**REQUEST:** Extract the lines from the first line of the records below through the line containing "const nudge12 = [[-9, -4], [0, -2], [26, 3]]", inclusive, and reproduce them exactly as written.

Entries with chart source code
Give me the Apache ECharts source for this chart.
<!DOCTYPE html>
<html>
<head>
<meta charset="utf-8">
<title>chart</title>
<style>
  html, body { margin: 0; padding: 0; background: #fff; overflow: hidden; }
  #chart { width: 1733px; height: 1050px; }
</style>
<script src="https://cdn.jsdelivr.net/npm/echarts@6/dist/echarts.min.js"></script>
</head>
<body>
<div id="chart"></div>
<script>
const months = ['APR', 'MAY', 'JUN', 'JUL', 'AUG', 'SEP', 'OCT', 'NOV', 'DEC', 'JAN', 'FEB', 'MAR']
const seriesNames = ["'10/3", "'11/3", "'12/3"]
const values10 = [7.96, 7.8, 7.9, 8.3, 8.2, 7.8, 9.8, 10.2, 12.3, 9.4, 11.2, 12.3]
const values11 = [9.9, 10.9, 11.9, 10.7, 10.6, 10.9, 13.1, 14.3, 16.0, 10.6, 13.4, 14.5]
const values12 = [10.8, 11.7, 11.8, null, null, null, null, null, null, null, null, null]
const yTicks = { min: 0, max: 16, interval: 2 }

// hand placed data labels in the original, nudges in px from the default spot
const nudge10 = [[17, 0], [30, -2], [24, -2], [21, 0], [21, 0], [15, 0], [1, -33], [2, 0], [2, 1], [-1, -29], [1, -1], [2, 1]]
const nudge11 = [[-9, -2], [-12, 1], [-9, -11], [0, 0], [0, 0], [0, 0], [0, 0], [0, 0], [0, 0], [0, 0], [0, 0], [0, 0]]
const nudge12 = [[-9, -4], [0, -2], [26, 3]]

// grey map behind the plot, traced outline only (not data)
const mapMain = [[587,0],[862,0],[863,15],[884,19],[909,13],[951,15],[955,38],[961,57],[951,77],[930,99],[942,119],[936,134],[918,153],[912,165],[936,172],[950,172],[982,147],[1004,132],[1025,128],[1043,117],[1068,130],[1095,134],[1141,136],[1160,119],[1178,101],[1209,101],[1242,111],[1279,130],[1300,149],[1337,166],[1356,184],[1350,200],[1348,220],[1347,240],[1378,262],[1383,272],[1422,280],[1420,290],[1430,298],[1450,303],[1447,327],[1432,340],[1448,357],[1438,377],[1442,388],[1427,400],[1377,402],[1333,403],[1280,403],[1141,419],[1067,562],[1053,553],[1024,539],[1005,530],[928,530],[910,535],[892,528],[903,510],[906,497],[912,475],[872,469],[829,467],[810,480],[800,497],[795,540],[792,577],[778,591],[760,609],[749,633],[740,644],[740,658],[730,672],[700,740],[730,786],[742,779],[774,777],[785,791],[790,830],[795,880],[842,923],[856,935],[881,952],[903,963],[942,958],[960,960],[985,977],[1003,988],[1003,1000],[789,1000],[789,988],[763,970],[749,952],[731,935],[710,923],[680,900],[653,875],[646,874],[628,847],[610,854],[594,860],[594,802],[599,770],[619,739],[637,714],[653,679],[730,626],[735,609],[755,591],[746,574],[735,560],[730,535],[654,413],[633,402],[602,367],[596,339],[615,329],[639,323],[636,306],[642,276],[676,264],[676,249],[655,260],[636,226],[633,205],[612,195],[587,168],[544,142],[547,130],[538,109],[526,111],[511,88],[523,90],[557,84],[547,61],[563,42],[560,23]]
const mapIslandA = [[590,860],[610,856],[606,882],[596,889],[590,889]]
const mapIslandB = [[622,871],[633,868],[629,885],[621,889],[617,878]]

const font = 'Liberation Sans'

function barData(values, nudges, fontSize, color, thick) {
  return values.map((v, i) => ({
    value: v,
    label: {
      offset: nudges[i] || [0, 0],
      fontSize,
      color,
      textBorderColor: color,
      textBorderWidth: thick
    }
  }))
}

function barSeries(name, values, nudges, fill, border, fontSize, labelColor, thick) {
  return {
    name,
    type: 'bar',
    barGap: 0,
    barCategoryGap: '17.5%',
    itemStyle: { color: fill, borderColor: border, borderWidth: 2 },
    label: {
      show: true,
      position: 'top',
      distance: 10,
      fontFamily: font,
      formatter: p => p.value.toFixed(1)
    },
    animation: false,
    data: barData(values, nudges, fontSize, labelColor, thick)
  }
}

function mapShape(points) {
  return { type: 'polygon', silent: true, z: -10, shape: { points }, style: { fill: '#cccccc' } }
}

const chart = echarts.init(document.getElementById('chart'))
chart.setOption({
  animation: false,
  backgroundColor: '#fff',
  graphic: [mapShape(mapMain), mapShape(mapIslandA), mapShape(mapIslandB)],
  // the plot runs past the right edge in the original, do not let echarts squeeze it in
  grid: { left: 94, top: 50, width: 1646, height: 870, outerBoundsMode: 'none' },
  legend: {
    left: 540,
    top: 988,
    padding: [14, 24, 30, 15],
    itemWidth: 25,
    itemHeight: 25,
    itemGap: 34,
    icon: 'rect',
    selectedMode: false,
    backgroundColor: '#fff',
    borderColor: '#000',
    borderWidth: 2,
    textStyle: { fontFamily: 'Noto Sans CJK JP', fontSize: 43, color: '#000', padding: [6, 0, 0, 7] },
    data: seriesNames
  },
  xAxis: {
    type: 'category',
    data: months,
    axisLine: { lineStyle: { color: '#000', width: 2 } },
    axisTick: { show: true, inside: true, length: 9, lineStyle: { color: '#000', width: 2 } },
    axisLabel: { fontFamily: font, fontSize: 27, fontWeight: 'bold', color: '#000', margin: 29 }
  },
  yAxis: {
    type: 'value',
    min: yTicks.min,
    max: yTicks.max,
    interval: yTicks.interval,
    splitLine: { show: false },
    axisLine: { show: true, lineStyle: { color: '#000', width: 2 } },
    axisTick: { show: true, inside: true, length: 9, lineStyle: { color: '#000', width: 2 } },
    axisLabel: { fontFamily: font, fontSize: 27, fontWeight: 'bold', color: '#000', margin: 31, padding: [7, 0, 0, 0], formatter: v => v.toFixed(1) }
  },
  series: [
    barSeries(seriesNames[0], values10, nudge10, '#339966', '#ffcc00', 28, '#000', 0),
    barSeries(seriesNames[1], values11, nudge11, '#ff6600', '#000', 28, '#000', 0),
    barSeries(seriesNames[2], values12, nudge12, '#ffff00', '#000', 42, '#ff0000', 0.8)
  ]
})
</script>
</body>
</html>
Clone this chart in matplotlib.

**PROBLEM SOLUTION:**
Give me the Apache ECharts source for this chart.
<!DOCTYPE html>
<html>
<head>
<meta charset="utf-8">
<title>chart</title>
<style>
  html, body { margin: 0; padding: 0; background: #fff; overflow: hidden; }
  #chart { width: 1733px; height: 1050px; }
</style>
<script src="https://cdn.jsdelivr.net/npm/echarts@6/dist/echarts.min.js"></script>
</head>
<body>
<div id="chart"></div>
<script>
const months = ['APR', 'MAY', 'JUN', 'JUL', 'AUG', 'SEP', 'OCT', 'NOV', 'DEC', 'JAN', 'FEB', 'MAR']
const seriesNames = ["'10/3", "'11/3", "'12/3"]
const values10 = [7.96, 7.8, 7.9, 8.3, 8.2, 7.8, 9.8, 10.2, 12.3, 9.4, 11.2, 12.3]
const values11 = [9.9, 10.9, 11.9, 10.7, 10.6, 10.9, 13.1, 14.3, 16.0, 10.6, 13.4, 14.5]
const values12 = [10.8, 11.7, 11.8, null, null, null, null, null, null, null, null, null]
const yTicks = { min: 0, max: 16, interval: 2 }

// hand placed data labels in the original, nudges in px from the default spot
const nudge10 = [[17, 0], [30, -2], [24, -2], [21, 0], [21, 0], [15, 0], [1, -33], [2, 0], [2, 1], [-1, -29], [1, -1], [2, 1]]
const nudge11 = [[-9, -2], [-12, 1], [-9, -11], [0, 0], [0, 0], [0, 0], [0, 0], [0, 0], [0, 0], [0, 0], [0, 0], [0, 0]]
const nudge12 = [[-9, -4], [0, -2], [26, 3]]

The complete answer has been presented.